▸ **What you need to do**
Transcribe the material word for word, but without the images.

## Begin

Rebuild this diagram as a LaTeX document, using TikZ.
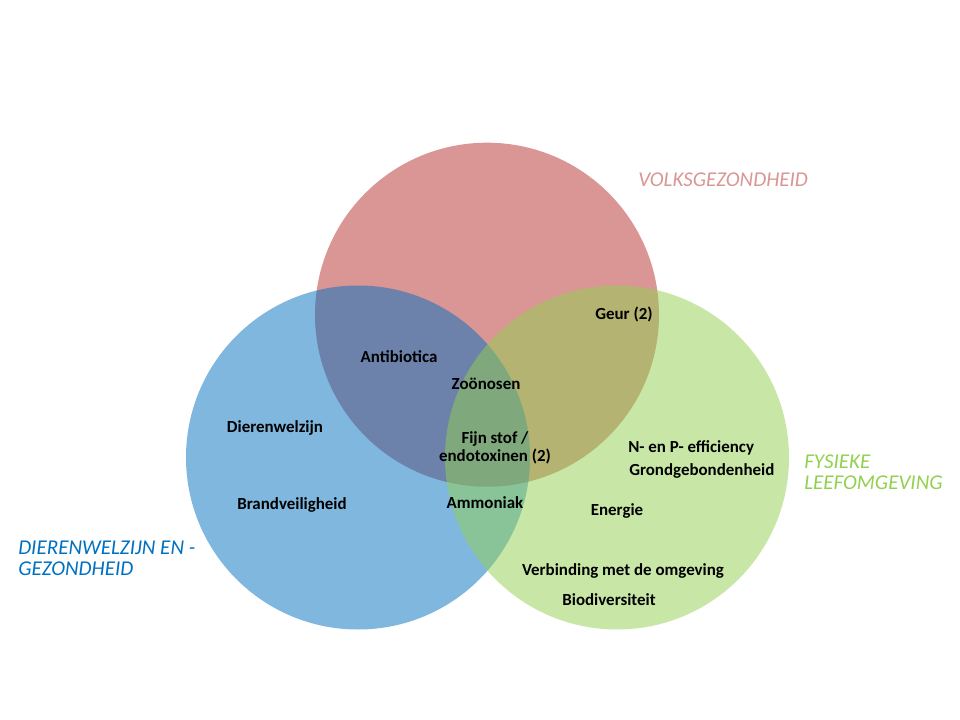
\documentclass[tikz,border=0pt]{standalone}
\usepackage{fontspec}
\setmainfont{Carlito}
\definecolor{volks}{HTML}{D99694}
\definecolor{dier}{HTML}{0070C0}
\definecolor{fysiek}{HTML}{92D050}
\tikzset{
	item/.style={font=\bfseries\fontsize{12.7}{13}\selectfont, inner sep=0pt},
	kop/.style={font=\itshape\fontsize{15.8}{15.5}\selectfont, inner sep=0pt, align=left}
}
\begin{document}
\begin{tikzpicture}[x=0.75pt, y=-0.75pt]
			\useasboundingbox (0, 0) rectangle (960, 720);

			\fill [volks] (487, 314.7) circle[radius=172];
			\fill [dier, fill opacity=0.5] (358, 457.5) circle[radius=172];
			\fill [fysiek, fill opacity=0.5] (617, 457.5) circle[radius=172];

			\node [kop, text=volks, anchor=west] (volksgezondheid) at (638, 180) {VOLKSGEZONDHEID};
			\node [kop, text=dier, anchor=west] (dierenwelzijnkop) at (18, 558) {DIERENWELZIJN EN -\\GEZONDHEID};
			\node [kop, text=fysiek, anchor=west] (leefomgeving) at (804, 472) {FYSIEKE\\LEEFOMGEVING};

			\node [item] (geur) at (624, 314) {Geur (2)};
			\node [item] (antibiotica) at (399, 357) {Antibiotica};
			\node [item] (zoonosen) at (486, 384) {Zoönosen};
			\node [item, align=center] (fijnstof) at (495, 448) {Fijn stof /\\endotoxinen (2)};
			\node [item] (dierenwelzijn) at (275, 428) {Dierenwelzijn};
			\node [item] (brandveiligheid) at (292, 505) {Brandveiligheid};
			\node [item] (ammoniak) at (485, 503) {Ammoniak};
			\node [item, anchor=west] (efficiency) at (628, 448) {N- en P- efficiency};
			\node [item, anchor=west] (grondgebonden) at (629, 471) {Grondgebondenheid};
			\node [item] (energie) at (617, 511) {Energie};
			\node [item] (verbinding) at (623, 571) {Verbinding met de omgeving};
			\node [item] (biodiversiteit) at (609, 600) {Biodiversiteit};
		\end{tikzpicture}
\end{document}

## End

▸ **Task answer**
Rebuild this diagram as a LaTeX document, using TikZ.
\documentclass[tikz,border=0pt]{standalone}
\usepackage{fontspec}
\setmainfont{Carlito}
\definecolor{volks}{HTML}{D99694}
\definecolor{dier}{HTML}{0070C0}
\definecolor{fysiek}{HTML}{92D050}
\tikzset{
	item/.style={font=\bfseries\fontsize{12.7}{13}\selectfont, inner sep=0pt},
	kop/.style={font=\itshape\fontsize{15.8}{15.5}\selectfont, inner sep=0pt, align=left}
}
\begin{document}
\begin{tikzpicture}[x=0.75pt, y=-0.75pt]
			\useasboundingbox (0, 0) rectangle (960, 720);

			\fill [volks] (487, 314.7) circle[radius=172];
			\fill [dier, fill opacity=0.5] (358, 457.5) circle[radius=172];
			\fill [fysiek, fill opacity=0.5] (617, 457.5) circle[radius=172];

			\node [kop, text=volks, anchor=west] (volksgezondheid) at (638, 180) {VOLKSGEZONDHEID};
			\node [kop, text=dier, anchor=west] (dierenwelzijnkop) at (18, 558) {DIERENWELZIJN EN -\\GEZONDHEID};
			\node [kop, text=fysiek, anchor=west] (leefomgeving) at (804, 472) {FYSIEKE\\LEEFOMGEVING};

			\node [item] (geur) at (624, 314) {Geur (2)};
			\node [item] (antibiotica) at (399, 357) {Antibiotica};
			\node [item] (zoonosen) at (486, 384) {Zoönosen};
			\node [item, align=center] (fijnstof) at (495, 448) {Fijn stof /\\endotoxinen (2)};
			\node [item] (dierenwelzijn) at (275, 428) {Dierenwelzijn};
			\node [item] (brandveiligheid) at (292, 505) {Brandveiligheid};
			\node [item] (ammoniak) at (485, 503) {Ammoniak};
			\node [item, anchor=west] (efficiency) at (628, 448) {N- en P- efficiency};
			\node [item, anchor=west] (grondgebonden) at (629, 471) {Grondgebondenheid};
			\node [item] (energie) at (617, 511) {Energie};
			\node [item] (verbinding) at (623, 571) {Verbinding met de omgeving};
			\node [item] (biodiversiteit) at (609, 600) {Biodiversiteit};
		\end{tikzpicture}
\end{document}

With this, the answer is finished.